After installation, pressure testing verifies the integrity of the pipeline. The test pressure should be at least 1.5 times the operating pressure and maintained for a specified duration to check for leaks or weaknesses.

Advantages of Using HDPE Pipes for Water Distribution

• Durability: Resistant to corrosion, chemicals, and abrasion.

• Flexibility: Easier to install in difficult terrains and reduces the need for fittings.

• Leak-free joints: Fusion welding creates strong, seamless connections.

• Long service life: Can last 50 years or more under proper conditions.

• Cost-effective: Lower installation and maintenance costs compared to metal pipes.
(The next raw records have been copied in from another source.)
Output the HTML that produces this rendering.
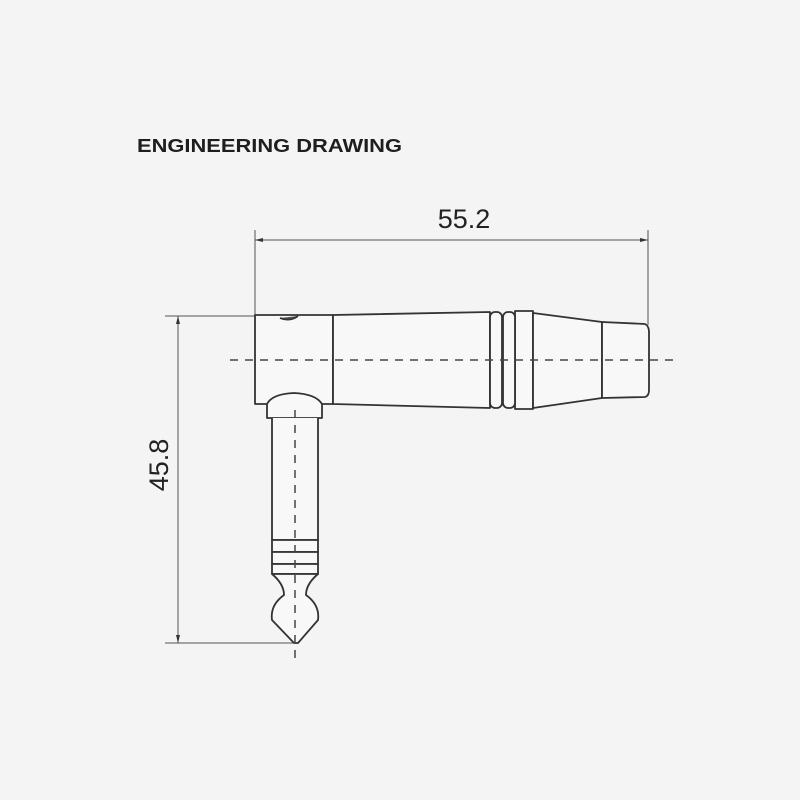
<!DOCTYPE html>
<html><head><meta charset="utf-8"><style>
html,body{margin:0;padding:0;background:#f4f4f4;}
svg{display:block;}
</style></head><body>
<svg width="800" height="800" viewBox="0 0 800 800" xmlns="http://www.w3.org/2000/svg">
<rect width="800" height="800" fill="#f4f4f4"/>
<text x="137" y="152" font-family="Liberation Sans, sans-serif" font-size="18" font-weight="bold" fill="#1e1e1e" textLength="265" lengthAdjust="spacingAndGlyphs">ENGINEERING DRAWING</text>
<g stroke="#555" stroke-width="1" fill="none">
  <line x1="255" y1="230" x2="255" y2="315"/>
  <line x1="648" y1="230" x2="648" y2="325"/>
  <line x1="255" y1="240" x2="648" y2="240"/>
  <line x1="165" y1="316" x2="255" y2="316"/>
  <line x1="165" y1="643" x2="297" y2="643"/>
  <line x1="178" y1="316" x2="178" y2="643"/>
</g>
<g fill="#333">
  <polygon points="255,240 263,238 263,242"/>
  <polygon points="648,240 640,238 640,242"/>
  <polygon points="178,316 176,324 180,324"/>
  <polygon points="178,643 176,635 180,635"/>
</g>
<text x="464" y="228" text-anchor="middle" font-family="Liberation Sans, sans-serif" font-size="27" fill="#222">55.2</text>
<text transform="translate(168,465) rotate(-90)" text-anchor="middle" font-family="Liberation Sans, sans-serif" font-size="27" fill="#222">45.8</text>
<g stroke="#333" stroke-width="1.8" fill="#f8f8f8" stroke-linejoin="round">
  <path d="M255,315 L333,315 L333,404 L255,404 Z"/>
  <path d="M333,315 L490,312 L490,408 L333,404 Z"/>
  <path d="M515,311 L533,311 L533,409 L515,409 Z"/>
  <path d="M533,313 L602,322 L602,398 L533,408 Z"/>
  <path d="M602,322 L645,324 Q649,326 649,332 L649,390 Q649,396 645,397 L602,398 Z"/>
  <rect x="490" y="312" width="12" height="96" rx="5"/>
  <rect x="503" y="312" width="12" height="96" rx="5"/>
  <path d="M280,318 Q290,322 298,316" fill="#555"/>
  <path d="M267,418 L267,404 Q272,394 294,393 Q316,394 322,404 L322,418 Z"/>
  <path d="M272,418 L272,540 L318,540 L318,418"/>
  <rect x="272" y="540" width="46" height="12"/>
  <rect x="272" y="552" width="46" height="12"/>
  <rect x="272" y="564" width="46" height="10"/>
  <path d="M272,574 L318,574 Q306,584 306,595 Q320,605 318,620 L298,643 L294,643 L272,620 Q270,605 284,595 Q284,584 272,574 Z"/>
</g>
<g stroke="#444" stroke-width="1.5" stroke-dasharray="8,7" fill="none">
  <line x1="230" y1="360" x2="680" y2="360"/>
  <line x1="295" y1="410" x2="295" y2="660"/>
</g>
</svg>
</body></html>
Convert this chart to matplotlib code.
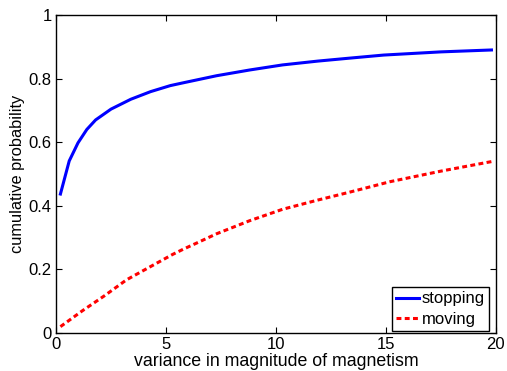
import matplotlib
matplotlib.use("Agg")
import matplotlib.pyplot as plt

# values
stop_x = [0.2, 0.6, 1.0, 1.4, 1.8, 2.5, 3.4, 4.3, 5.2, 5.8, 7.3, 8.8, 10.3, 11.9, 13.3, 14.9, 17.5, 19.8]
stop_y = [0.437, 0.541, 0.598, 0.64, 0.67, 0.704, 0.735, 0.759, 0.778, 0.787, 0.809, 0.827, 0.843,
          0.855, 0.864, 0.874, 0.884, 0.89]

move_x = [0.2, 1.2, 2.2, 3.2, 4.3, 5.3, 5.8, 6.4, 7.3, 8.8, 10.3, 11.9, 13.3, 15.2, 17.5, 19.8]
move_y = [0.02, 0.07, 0.117, 0.167, 0.209, 0.247, 0.264, 0.283, 0.312, 0.353, 0.389, 0.418,
          0.442, 0.476, 0.509, 0.539]

x_ticks = [0, 5, 10, 15, 20]
y_ticks = [0, 0.2, 0.4, 0.6, 0.8, 1]
y_tick_labels = ["0", "0.2", "0.4", "0.6", "0.8", "1"]

plt.rcParams['font.family'] = ['Liberation Sans', 'DejaVu Sans']

fig = plt.figure(figsize=(5.07, 3.71), dpi=100)
ax = fig.add_axes([0.1105, 0.1024, 0.8675, 0.8572])

ax.plot(stop_x, stop_y, color='#0000ff', lw=2.2, label='stopping')
ax.plot(move_x, move_y, color='#ff0000', lw=2.2, ls=(0, (1.6, 1.1)), label='moving')

ax.set_xlim(0, 20)
ax.set_ylim(0, 1)
ax.set_xticks(x_ticks)
ax.set_xticklabels([str(t) for t in x_ticks])
ax.set_yticks(y_ticks)
ax.set_yticklabels(y_tick_labels)
ax.tick_params(direction='in', top=True, right=True, length=4, width=0.8,
               labelsize=12, pad=3)
for s in ax.spines.values():
    s.set_linewidth(1.0)

ax.set_xlabel('variance in magnitude of magnetism', fontsize=12.8, labelpad=0.3)
ax.set_ylabel('cumulative probability', fontsize=11.8, labelpad=3)

leg = ax.legend(loc='lower right', bbox_to_anchor=(0.985, 0.005), fontsize=12,
                frameon=True, fancybox=False, edgecolor='black', framealpha=1,
                handlelength=1.4, handletextpad=0.15, borderpad=0.25,
                labelspacing=0.35, borderaxespad=0)
leg.get_frame().set_linewidth(1.0)

fig.savefig("out.png", dpi=100)
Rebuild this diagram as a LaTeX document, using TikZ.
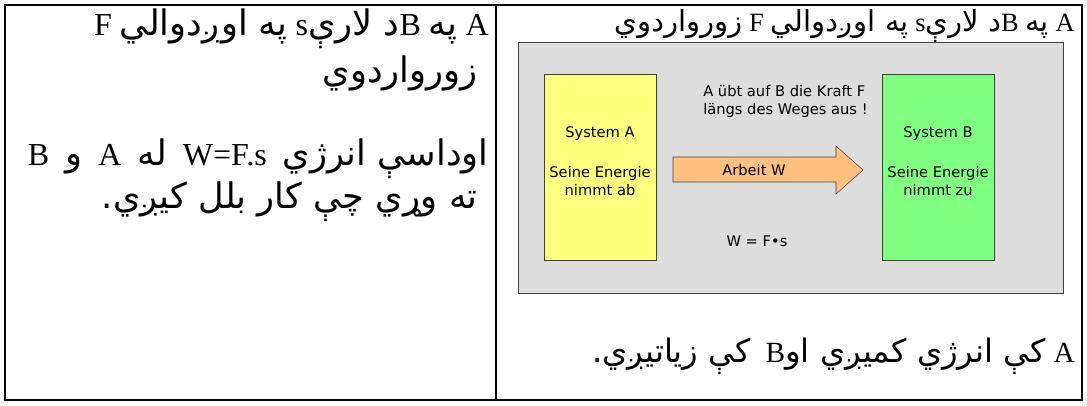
\documentclass[tikz,border=0pt]{standalone}
\usepackage{fontspec}
\setmainfont{Liberation Serif}
\newfontfamily\arabicfont[Script=Arabic, Scale=1.1]{DejaVu Sans}
\newfontfamily\guifont{DejaVu Sans}
\TeXXeTstate=1
\usetikzlibrary{positioning}

\newcommand{\pst}[1]{{\arabicfont #1}}

\definecolor{panelgray}{HTML}{DDDDDD}
\definecolor{sysyellow}{HTML}{FFFF80}
\definecolor{sysgreen}{HTML}{80FF80}
\definecolor{workorange}{HTML}{FFC080}
\definecolor{edgegray}{HTML}{404040}

\begin{document}
\begin{tikzpicture}[x=0.75pt, y=-0.75pt,
    frame/.style={line width=1.5pt},
    pashto/.style={anchor=base east, inner sep=0pt, font=\fontsize{24}{28}\selectfont},
    pashtomid/.style={pashto, font=\fontsize{22}{26}\selectfont},
    pashtosmall/.style={pashto, font=\fontsize{19.8}{23}\selectfont},
    gui/.style={inner sep=0pt, font=\guifont\fontsize{11}{13.5}\selectfont},
    sysbox/.style={draw=edgegray, line width=0.75pt, minimum width=84pt, minimum height=139.5pt}
]
    \useasboundingbox (0,0) rectangle (1087,405);

    % Table
    \draw[frame] (5,5) rectangle (1082,400);
    \draw[frame] (496,5) -- (496,400);

    % Left cell
    \node[pashto] (l1) at (489,35) {\beginR A \pst{په} B\pst{د لارې}s \pst{په اوږدوالي} F\endR};
    \node[pashto] (l2) at (478,82) {\beginR\pst{زورواردوي}\endR};
    \node[pashto] (l3) at (489,165) {\beginR\pst{اوداسې انرژي}\ \ \beginL W=F.s\endL\ \ \pst{له}\ \ A\ \ \pst{و}\ \ B\endR};
    \node[pashto] (l4) at (478,208) {\beginR\pst{ته وړي چې كار بلل كيږي.}\endR};

    % Right cell, heading
    \node[pashtosmall] (r1) at (1075,31) {\beginR A \pst{په} B\pst{د لارې}s \pst{په اوږدوالي} F \pst{زورواردوي}\endR};

    % Picture
    \draw[edgegray, fill=panelgray] (518,42) rectangle (1063,293);
    \node[sysbox, fill=sysyellow] (sysA) at (600,167) {};
    \node[sysbox, fill=sysgreen] (sysB) at (938,167) {};
    \node[gui, align=center, yshift=4.5pt] (textA) at (sysA.center) {System A\\[16.5pt]Seine Energie\\nimmt ab};
    \node[gui, align=center, yshift=4.5pt] (textB) at (sysB.center) {System B\\[16.5pt]Seine Energie\\nimmt zu};
    \draw[edgegray, fill=workorange] (673,157) -- (836,157) -- (836,146) -- (863,170)
        -- (836,194) -- (836,182) -- (673,182) -- cycle;
    \node[gui] (work) at (754,170) {Arbeit W};
    \node[gui, anchor=west, align=left] (force) at (703,101) {A übt auf B die Kraft F\\längs des Weges aus !};
    \node[gui] (law) at (757,241) {W = F•s};

    % Right cell, result
    \node[pashtomid] (r2) at (1075,362) {\beginR A \pst{كې انرژي كميږي او}B\ \ \pst{كې زياتيږي.}\endR};
\end{tikzpicture}
\end{document}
• Environmental resistance: Performs well in harsh environments, including underground and underwater.

  
  

Challenges and Considerations

While HDPE pipes offer many benefits, some challenges include:

• Specialized equipment: Fusion welding requires trained personnel and specific tools.

• Thermal expansion: HDPE pipes expand and contract with temperature changes, requiring allowances in design.

• UV sensitivity: Prolonged exposure to sunlight can degrade pipes unless UV stabilizers are added.

  
  

Planning and training help overcome these challenges to ensure successful water distribution projects.